Decidimos volver a Coconuco andando, y el caleño se nos ofrece a acompañarnos y no para de hablar durante toda la hora. Como no llevamos protección solar, nos socarramos el cuello y los brazos. Al llegar al pueblo nos dice que vive con unos amigos y lo echa todo a perder pidiéndonos dinero para regresar a Cali. Le decimos que no. Se despide cordial pero triste. Entramos en una casa de comidas y nos encontramos con las americanas, el chófer y un tipo viejo que va con ellas y al que le patina la cabeza. Comemos más o menos con ellos comentando cosas sobre España, los conquistadores, lo sucios que son los colombianos porque todo lo botan al suelo... Nos despedimos muy cordialmente, pero no son ni para decirnos si nos llevan a Popayán en su flamante 4x4.

Una señora del pueblo vende los billetes a Popayán en el recibidor de su casa, y es la primera persona que nos reconoce como españoles sólo por el acento.
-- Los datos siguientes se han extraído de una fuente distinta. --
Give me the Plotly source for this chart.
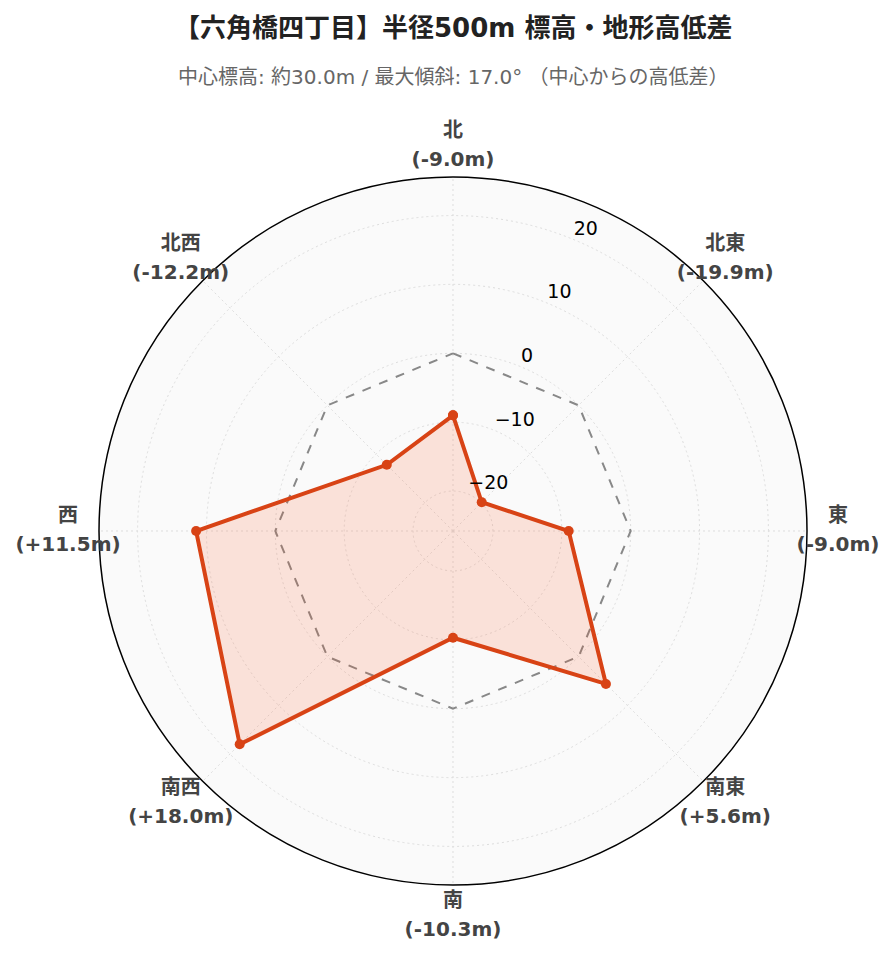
import plotly.graph_objects as go

directions = ["北", "北東", "東", "南東", "南", "南西", "西", "北西"]
direction_angles = [0, 45, 90, 135, 180, 225, 270, 315]
diffs = [-9.0, -19.9, -9.0, 5.6, -10.3, 18.0, 11.5, -12.2]
reference = [0, 0, 0, 0, 0, 0, 0, 0]
radial_ticks = [-20, -10, 0, 10, 20]
radial_range = [-25.8, 25.6]

title_text = "【六角橋四丁目】半径500m 標高・地形高低差"
subtitle_text = "中心標高: 約30.0m / 最大傾斜: 17.0° （中心からの高低差）"


def fmt_label(d, v):
    val = f"({v:+.1f}m)" if v > 0 else f"({v:.1f}m)"
    return (f"<span style='font-size:20px'><b>{d}</b></span><br>"
            f"<span style='font-size:20px'><b>{val}</b></span>")


labels = [fmt_label(d, v) for d, v in zip(directions, diffs)]

W, H = 896, 962
cx, cy, R = 445, 523, 354   # polar area (figure pixels)
R2 = 420                    # outer overlay polar used for the direction labels
span = radial_range[1] - radial_range[0]
range2 = [radial_range[0], radial_range[0] + span * R2 / R]
label_r = radial_range[0] + span * 385 / R
tick_theta = 22.5

fig = go.Figure()
fig.add_trace(go.Scatterpolar(
    r=reference + [reference[0]], theta=direction_angles + [direction_angles[0]], mode="lines",
    line=dict(color="#888888", width=2, dash="dash"), hoverinfo="skip", showlegend=False))
fig.add_trace(go.Scatterpolar(
    r=diffs + [diffs[0]], theta=direction_angles + [direction_angles[0]], mode="lines+markers",
    fill="toself", fillcolor="rgba(255,87,34,0.15)",
    line=dict(color="#D84315", width=4), marker=dict(size=10, color="#D84315"),
    showlegend=False))
# radial tick labels
fig.add_trace(go.Scatterpolar(
    r=radial_ticks, theta=[tick_theta] * len(radial_ticks), mode="text",
    text=[str(t).replace("-", "\u2212") for t in radial_ticks],
    textposition="top right", textfont=dict(size=19, color="black"),
    cliponaxis=False, hoverinfo="skip", showlegend=False))
# direction labels on an invisible, larger overlay polar with the same scale
fig.add_trace(go.Scatterpolar(
    r=[label_r] * len(directions), theta=direction_angles, mode="text", text=labels,
    textposition="middle center", textfont=dict(size=22, color="#444444"),
    cliponaxis=False, hoverinfo="skip", showlegend=False, subplot="polar2"))

hidden_axis = dict(visible=False, showgrid=False, showline=False, showticklabels=False, ticks="")
fig.update_layout(
    width=W, height=H,
    margin=dict(t=0, b=0, l=0, r=0, autoexpand=False),
    paper_bgcolor="white",
    font=dict(family="DejaVu Sans, Noto Sans CJK JP, sans-serif"),
    polar=dict(
        domain=dict(x=[(cx - R) / W, (cx + R) / W], y=[1 - (cy + R) / H, 1 - (cy - R) / H]),
        bgcolor="#fafafa",
        angularaxis=dict(rotation=90, direction="clockwise", showline=True, linecolor="black", linewidth=1.5,
                         tickvals=direction_angles, showticklabels=False,
                         gridcolor="#dddddd", griddash="2px,3px", ticks=""),
        radialaxis=dict(range=radial_range, tickvals=radial_ticks, showticklabels=False,
                        showline=False, ticks="",
                        gridcolor="#dddddd", griddash="2px,3px"),
    ),
    polar2=dict(
        domain=dict(x=[(cx - R2) / W, (cx + R2) / W], y=[1 - (cy + R2) / H, 1 - (cy - R2) / H]),
        bgcolor="rgba(0,0,0,0)",
        angularaxis=dict(rotation=90, direction="clockwise", **hidden_axis),
        radialaxis=dict(range=range2, **hidden_axis),
    ),
    annotations=[
        dict(text=f"<b>{title_text}</b>", x=(453 - 8) / W, y=1 - 20 / H, xref="paper", yref="paper",
             showarrow=False, font=dict(size=26, color="#222222"), xanchor="center", yanchor="middle"),
        dict(text=subtitle_text, x=(453 - 8) / W, y=1 - 69 / H, xref="paper", yref="paper",
             showarrow=False, font=dict(size=20, color="#666666"), xanchor="center", yanchor="middle"),
    ],
)
fig.write_html("out.html")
Pegamos la hebra con ella, muy agradable, sobre los temas a los que Carlos lleva abono: lo cara que es la vida en comparación con los salarios, cuándo es el invierno (noviembre), las doce horas que tarda el avión en llegar, la población del pueblo y sus dimensiones... Ella nos explica que el terremoto de 1983 afectó sólo a Popayán porque está situada sobre una laguna desecada y los edificios eran antiguos y de ladrillo. El bus de vuelta no es tal, sino una ranchera del año mil con cuatro filas de asientos; es un auténtico cascajo desvencijado que parece que se va a romper en cada uno de los millones de baches de la carretera y a veces pista. Carlos traba conversación con otro joven, y al decirle que no le importaría quedarse aquí una temporada todos los pasajeros, conductor incluido, que no daban muestras de escuchar la conversación, se rebulleron en sus asientos y rieron quedo. A mitad de camino una patrulla del ejército nos cachea y nos pide los pasaportes; después de haberlos leído (?) nos someten a un sagaz interrogatorio: de qué país somos, a dónde vamos, de dónde venimos...

La habitación del hotel Casa Grande es magnífica; los dos esperamos que mañana se confirme el precio de 15.000 pesos, que nos parece bajo para tanta comodidad y limpieza. Nos duchamos y salimos a cenar un churrasco para los dos y un batido de piña y otro de guayaba , excesivamente dulce. Escuchamos al paso que la guerrilla ha tomado el pueblo de Miraflores y ha habido varios muertos: la población y el ejército huye despavorida. El país se encuentra desde hace días en el estado jurídico de conmoción interior. Dos meses después el Tribunal Supremo derogó la medida al considerar que la violencia en Colombia no es puntual, sino endémica.